Just because one can take advantage of another person, does that mean one should? Best-selling books on the art of war and being a prince would say go for it. But I say there’s nothing noble in selfishness and greed. True nobility is knowing one has the upper hand and using it to raise up the other person instead of jamming them down further.
The deeper value is seeing people as being above things. Translation: relationships are greater than transactions. Results with responsibilities and citizenship can coexist and produce true greatness.
For a couple of decades I’ve worked with my CEO clients to get them to stop saying things like, “Our people are our greatest asset.” Assets are bought and sold as in slavery. Relating people to assets dehumanizes them and places them on par with the photocopier. By the way, the investment in the photocopier maintenance agreement often far exceeds the equivalent “maintenance agreement” for the people in training, development, and benefits. How sad is that!

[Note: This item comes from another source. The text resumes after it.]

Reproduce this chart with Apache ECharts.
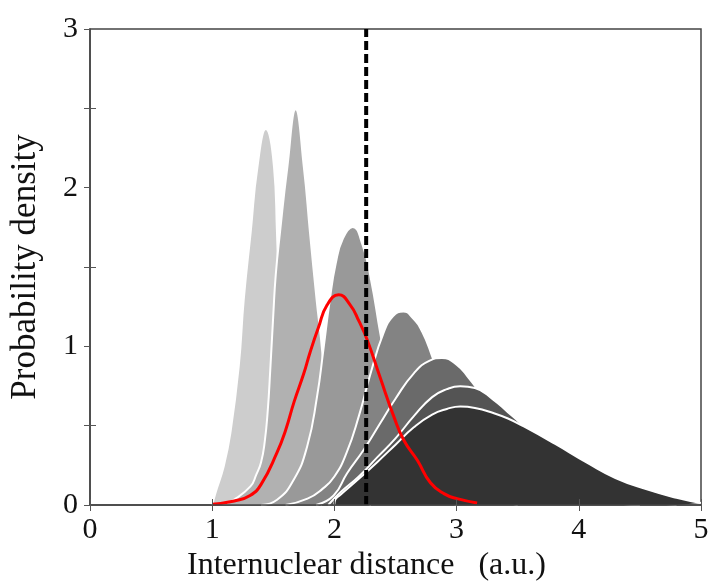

Along this same line, the term Human Resources certainly isn’t endearing and doesn’t advance the cause of people as human beings. Resources is just another name for commodities or assets that are traded, discarded, and otherwise moved about indiscriminately. The Human Resources Department is a blind co-conspirator in the loss of human identity and dignity. Instead, rename the department to something like, “People Development” or “Talent Management” but not “human resources.” It is degrading.
I hold no delusions of grandeur that either the perfect person or company graces the face of the planet. Self-serving serpents slither the planet preying on others. We are all capable of being this way, yet deep within our spirit we yearn to a higher self, call, and standard. We’re better to aspire and fail than to have no aspiration at all.
Gazing with admiration upon the shells of “successful” men and women may provide inspiration, but it tends to deliver little instruction. You know better. Get the true back story from the secretaries, bookkeepers, janitors, clerks, delivery persons, and cafeteria workers in corporate headquarters. Look at their personal life. Are their personal lives as captivating as their business headlines? You’ll soon discern whether the person capturing the headlines and your attention is gold-plated or 24 karat solid gold.
Do this: Whether you’re leading your life, a team, or a business, you need to decide: Ambition, at what price? Knowing your purpose and defining your values is a great start to building a life and a career where you can put your head to your pillow at night and sleep soundly.
Here are some famous quotes about money for your consideration and amusement.
“Money makes the world go around.”
From the song Money (Watch the performance!) in the Broadway play Cabaret sung by Liza Minnelli and Joel Grey.
“For the love of money is a root of all kinds of evil.”
1 Timothy 6
“A wise man should have money in his head, but not in his heart.”
“Get all you can [money], without hurting your soul, your body, or your neighbor. Save all you can, cutting off every needless expense. Give all you can.”
“With money in your pocket, you are wise and you are handsome and you sing well, too.”